> [Instructions for the task] Find how many lines of the listing below include the word "that", then report the number by itself.

> [Records for this exercise]
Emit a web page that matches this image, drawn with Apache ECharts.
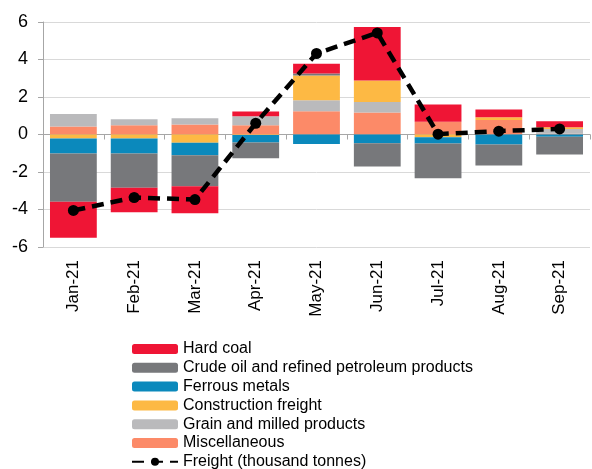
<!DOCTYPE html>
<html>
<head>
<meta charset="utf-8">
<script src="https://cdn.jsdelivr.net/npm/echarts@6/dist/echarts.min.js"></script>
<style>
  html, body { margin: 0; padding: 0; background: #fff; }
  #chart { width: 592px; height: 469px; }
</style>
</head>
<body>
<div id="chart"></div>
<script>
var months = ['Jan-21', 'Feb-21', 'Mar-21', 'Apr-21', 'May-21', 'Jun-21', 'Jul-21', 'Aug-21', 'Sep-21'];
var hardCoal = [-1.92, -1.30, -1.44, 0.25, 0.52, 2.86, 0.92, 0.41, 0.32];
var crudeOil = [-2.58, -1.83, -1.66, -0.83, 0.10, -1.25, -1.85, -1.12, -0.95];
var ferrous = [-0.80, -0.80, -0.66, -0.40, -0.50, -0.46, -0.33, -0.53, -0.12];
var construction = [-0.21, -0.21, -0.44, -0.03, 1.32, 1.14, -0.15, 0.14, 0.09];
var grain = [0.67, 0.32, 0.34, 0.48, 0.59, 0.57, 0.00, 0.00, 0.26];
var misc = [0.43, 0.50, 0.53, 0.50, 1.24, 1.17, 0.68, 0.78, 0.04];
var freight = [-4.05, -3.36, -3.47, 0.60, 4.32, 5.42, 0.02, 0.18, 0.30];
var yTicks = [-6, -4, -2, 0, 2, 4, 6];

var font = 'Liberation Sans, Arial, sans-serif';

function barSeries(name, data, color) {
  return {
    name: name,
    type: 'bar',
    stack: 'freight',
    data: data,
    barWidth: '77%',
    itemStyle: { color: color },
    xAxisIndex: 0
  };
}

var option = {
  animation: false,
  grid: { left: 43, right: 2, top: 22, bottom: 222 },
  legend: {
    orient: 'vertical',
    left: 126,
    top: 336,
    height: 160,
    itemWidth: 46,
    itemHeight: 10,
    itemGap: 2.8,
    textStyle: { fontFamily: font, fontSize: 16, color: '#000' },
    data: ['Hard coal', 'Crude oil and refined petroleum products', 'Ferrous metals',
           'Construction freight', 'Grain and milled products', 'Miscellaneous', 'Freight (thousand tonnes)']
  },
  xAxis: [{
    type: 'category',
    data: months,
    axisLine: { onZero: true, lineStyle: { color: '#a6a6a6' } },
    axisTick: { show: true, length: 5, lineStyle: { color: '#a6a6a6' } },
    axisLabel: { show: false }
  }, {
    type: 'category',
    data: months,
    position: 'bottom',
    axisLine: { show: false },
    axisTick: { show: false },
    axisLabel: { rotate: 90, margin: 13, fontFamily: font, fontSize: 17, color: '#000' }
  }],
  yAxis: {
    type: 'value',
    min: -6,
    max: 6,
    interval: 2,
    axisLine: { show: true, lineStyle: { color: '#a6a6a6' } },
    axisTick: { show: true, length: 5, lineStyle: { color: '#a6a6a6' } },
    splitLine: { lineStyle: { color: '#d9d9d9' } },
    axisLabel: {
      margin: 15,
      fontFamily: font,
      fontSize: 18,
      color: '#000',
      formatter: function (v) { return yTicks.indexOf(v) >= 0 ? String(v) : ''; }
    }
  },
  series: [
    barSeries('Miscellaneous', misc, '#fc8a68'),
    barSeries('Grain and milled products', grain, '#bababc'),
    barSeries('Construction freight', construction, '#fdb944'),
    barSeries('Ferrous metals', ferrous, '#0b89bc'),
    barSeries('Crude oil and refined petroleum products', crudeOil, '#77787b'),
    barSeries('Hard coal', hardCoal, '#ef1535'),
    {
      name: 'Freight (thousand tonnes)',
      type: 'line',
      data: freight,
      xAxisIndex: 0,
      z: 10,
      symbol: 'circle',
      symbolSize: 11,
      itemStyle: { color: '#000' },
      lineStyle: { color: '#000', width: 4.5, type: [12, 7] }
    }
  ]
};

var myChart = echarts.init(document.getElementById('chart'));
myChart.setOption(option);
</script>
</body>
</html>
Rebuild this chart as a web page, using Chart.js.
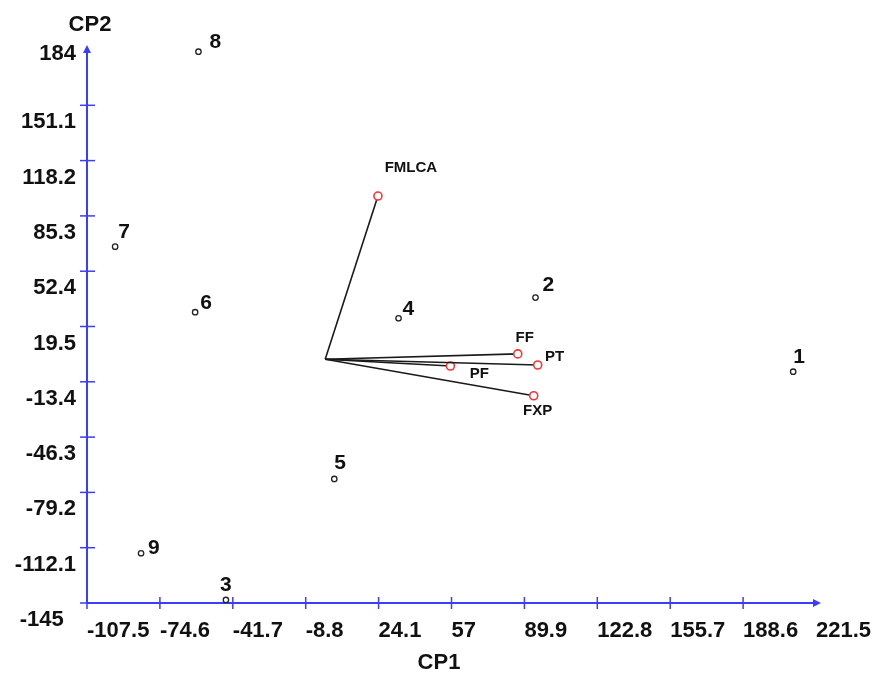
<!DOCTYPE html>
<html>
<head>
<meta charset="utf-8">
<script src="https://cdn.jsdelivr.net/npm/chart.js@4.4.1/dist/chart.umd.min.js"></script>
<style>
  html, body { margin: 0; padding: 0; background: #fff; }
  canvas { display: block; }
</style>
</head>
<body>
<canvas id="biplot" width="875" height="674"></canvas>
<script>
// --- dados ---
const xTicks = [-107.5, -74.6, -41.7, -8.8, 24.1, 57, 89.9, 122.8, 155.7, 188.6, 221.5];
const yTicks = [-145, -112.1, -79.2, -46.3, -13.4, 19.5, 52.4, 85.3, 118.2, 151.1, 184];

// genótipos (escores em CP1 e CP2)
const pontoNomes = ['1', '2', '3', '4', '5', '6', '7', '8', '9'];
const pontoCP1 = [211.2, 94.9, -44.8, 33.1, 4.1, -58.7, -94.8, -57.2, -83.1];
const pontoCP2 = [-7.4, 36.7, -143.2, 24.4, -71.2, 28.0, 67.0, 183.0, -115.4];

// variáveis (vetores a partir da origem)
const varNomes = ['FMLCA', 'FF', 'PT', 'PF', 'FXP'];
const varCP1 = [23.8, 86.9, 95.9, 56.5, 94.1];
const varCP2 = [97.1, 3.2, -3.4, -4.0, -21.7];

// deslocamento dos rótulos (px)
const pontoNudge = [[0, -15], [7, -12], [-6, -15], [4, -9], [0, -16], [5, -9], [3, -14], [11, -9], [7, -5]];
const varNudge = [[33, -28], [7, -16], [17, -8], [29, 8], [4, 15]];

const azul = '#3c3cff';
const fonte = "'Liberation Sans', Arial, sans-serif";

// --- plugin: marcas dos eixos, setas e rótulos ---
const eixos = {
    id: 'eixos',
    afterDatasetsDraw(chart) {
        const { ctx, chartArea: a, scales: { x, y } } = chart;
        ctx.save();
        ctx.strokeStyle = azul;
        ctx.fillStyle = azul;
        ctx.lineWidth = 1.5;

        xTicks.slice(0, -1).forEach(v => {
            const px = x.getPixelForValue(v);
            ctx.beginPath();
            ctx.moveTo(px, a.bottom - 6);
            ctx.lineTo(px, a.bottom + 6);
            ctx.stroke();
        });
        yTicks.slice(0, -1).forEach(v => {
            const py = y.getPixelForValue(v);
            ctx.beginPath();
            ctx.moveTo(a.left - 7, py);
            ctx.lineTo(a.left + 8, py);
            ctx.stroke();
        });

        // setas
        ctx.beginPath();
        ctx.moveTo(a.right + 5, a.bottom);
        ctx.lineTo(a.right - 3, a.bottom - 4);
        ctx.lineTo(a.right - 3, a.bottom + 4);
        ctx.closePath();
        ctx.fill();
        ctx.beginPath();
        ctx.moveTo(a.left, a.top - 5);
        ctx.lineTo(a.left - 4, a.top + 3);
        ctx.lineTo(a.left + 4, a.top + 3);
        ctx.closePath();
        ctx.fill();

        ctx.fillStyle = '#111';
        ctx.textBaseline = 'middle';

        // rótulos dos genótipos
        ctx.font = 'bold 21px ' + fonte;
        ctx.textAlign = 'left';
        pontoNomes.forEach((n, i) => {
            const px = x.getPixelForValue(pontoCP1[i]);
            const py = y.getPixelForValue(pontoCP2[i]);
            ctx.fillText(n, px + pontoNudge[i][0], py + pontoNudge[i][1]);
        });

        // rótulos das variáveis
        ctx.font = 'bold 15px ' + fonte;
        ctx.textAlign = 'center';
        varNomes.forEach((n, i) => {
            const px = x.getPixelForValue(varCP1[i]);
            const py = y.getPixelForValue(varCP2[i]);
            ctx.fillText(n, px + varNudge[i][0], py + varNudge[i][1]);
        });

        // títulos dos eixos
        ctx.font = 'bold 22px ' + fonte;
        ctx.fillText('CP2', a.left + 3, 25);
        ctx.fillText('CP1', 439, 663);
        ctx.restore();
    }
};

// --- datasets ---
const vetores = varNomes.map((n, i) => ({
    label: n,
    data: [{ x: 0, y: 0 }, { x: varCP1[i], y: varCP2[i] }],
    showLine: true,
    borderColor: '#1a1a1a',
    borderWidth: 1.6,
    pointRadius: [0, 4],
    pointBorderColor: '#ff3030',
    pointBackgroundColor: '#fff',
    pointBorderWidth: 1.6,
    clip: false
}));

const genotipos = {
    label: 'Genótipos',
    data: pontoCP1.map((v, i) => ({ x: v, y: pontoCP2[i] })),
    showLine: false,
    pointRadius: 2.7,
    pointBorderColor: '#222',
    pointBackgroundColor: '#fff',
    pointBorderWidth: 1.3,
    clip: false
};

const tickFont = { family: fonte, size: 22, weight: 'bold' };

new Chart(document.getElementById('biplot'), {
    type: 'scatter',
    data: { datasets: [...vetores, genotipos] },
    options: {
        responsive: false,
        animation: false,
        events: [],
        layout: { padding: { top: 50, right: 59, bottom: 0, left: 0 } },
        plugins: {
            legend: { display: false },
            tooltip: { enabled: false }
        },
        scales: {
            x: {
                type: 'linear',
                position: 'bottom',
                min: xTicks[0],
                max: xTicks[xTicks.length - 1],
                afterBuildTicks: s => { s.ticks = xTicks.map(v => ({ value: v })); },
                afterFit: s => { s.height = 71; s.paddingLeft = 0; s.paddingRight = 0; },
                grid: { display: false, drawTicks: false },
                border: { display: true, color: azul, width: 2 },
                ticks: {
                    align: 'start',
                    padding: 15,
                    maxRotation: 0,
                    minRotation: 0,
                    autoSkip: false,
                    color: '#111',
                    font: tickFont,
                    callback: v => String(v)
                }
            },
            y: {
                type: 'linear',
                position: 'left',
                min: yTicks[0],
                max: yTicks[yTicks.length - 1],
                afterBuildTicks: s => { s.ticks = yTicks.map(v => ({ value: v })); },
                afterFit: s => { s.width = 87; s.paddingTop = 0; s.paddingBottom = 0; },
                grid: { display: false, drawTicks: false },
                border: { display: true, color: azul, width: 2 },
                ticks: {
                    padding: 11,
                    labelOffset: 17,
                    autoSkip: false,
                    color: '#111',
                    font: tickFont,
                    callback: v => {
                        if (v === 184) return ['184', ''];
                        if (v === -145) return '-145  ';
                        return String(v);
                    }
                }
            }
        }
    },
    plugins: [eixos]
});
</script>
</body>
</html>
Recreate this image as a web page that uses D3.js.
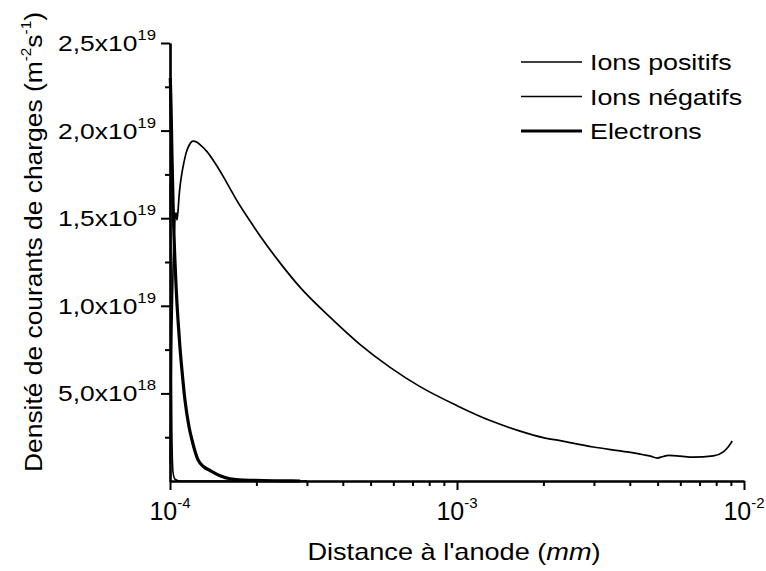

> [Solution to the exercise] 2